The Theory of Computation

Bernard M.E. Moret

Addison-Wesley-Longman, 1998

Detailed Solutions

Chapter 3, Problem 25, Part 2

False. The problems is that, given L and L₂, there typically exist many choices of language L' such that L=L'L₂; if L is regular and L₂ is finite, at least one of these choices must be regular, but not all of them need be. Since the problem tells us that all three languages are given, an affirmative answer would require us to prove that, for any choice of the three languages such that the equality holds and such that L is regular and L₂ is finite, then L' must be regular -- and we can find counterexamples.

To get a regular L', we can run the machine for L until the input runs out, then start guessing a suffix and run it both through M -- continuing the computation -- and through a machine for L₂ -- starting from the start state. If both machines accept together at any stage, we accept the input string. Since we cannot really run a machine until the input runs out, we use epsilon transitions instead. Given a DFA M for L, we can build an NFA M' for L₁ as follows: M' will have a copy of M (with all states made non-accepting) and an epsilon transition from each state q of M to the start of a new submachine, call it M'_q; this new submachine makes only epsilon transitions and combines M (started in state q) and the machine for L₂, started in its start state, running them effectively in parallel. Each M'_q can only make a finite number of epsilon transitions because the language L₂ is finite; any state of M'_q in which both the copy of M and the copy of the machine for L₂ accept is an accepting state of M'. Thus, in order to accept an input string, M' must make use of one of its epsilon transitions (otherwise it stays within its copy of M, which has no accepting state), but it can only make such a transition when it has run out of input, because it will enter a submachine that will not process any input on the way to any accepting state -- any further input will cause rejection. Moreover, from this point, both the ``continuing copy'' of M and the machine for L₂ must run together and accept at the same time, i.e., M' must guess a suffix for its input that belongs to L₂ and that, when concatenated to its input, belongs to L.

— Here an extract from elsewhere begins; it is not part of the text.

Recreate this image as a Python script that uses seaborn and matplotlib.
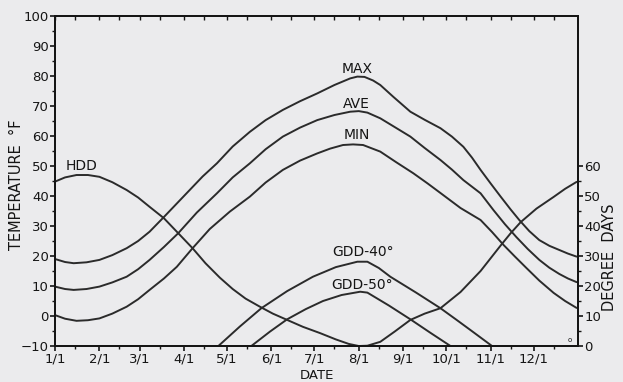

As a counterexample (on a one-symbol alphabet, no less), let L₁={0^k | k>2 and not a prime} and let L₂={epsilon,0}. Thus L₁ is not regular and L₂ is finite. Note that L=L₁ L₂ now consists of all strings of 0s whose length is either a non-prime or a non-prime plus 1. But that is all strings of 0s (of at least 4 characters), since any prime beyond 3 is just some non-prime plus 1. Thus L={0^k | k>3} is regular and we have a counterexample. But note that we could have chosen L'=L and still have had L=L'L₂.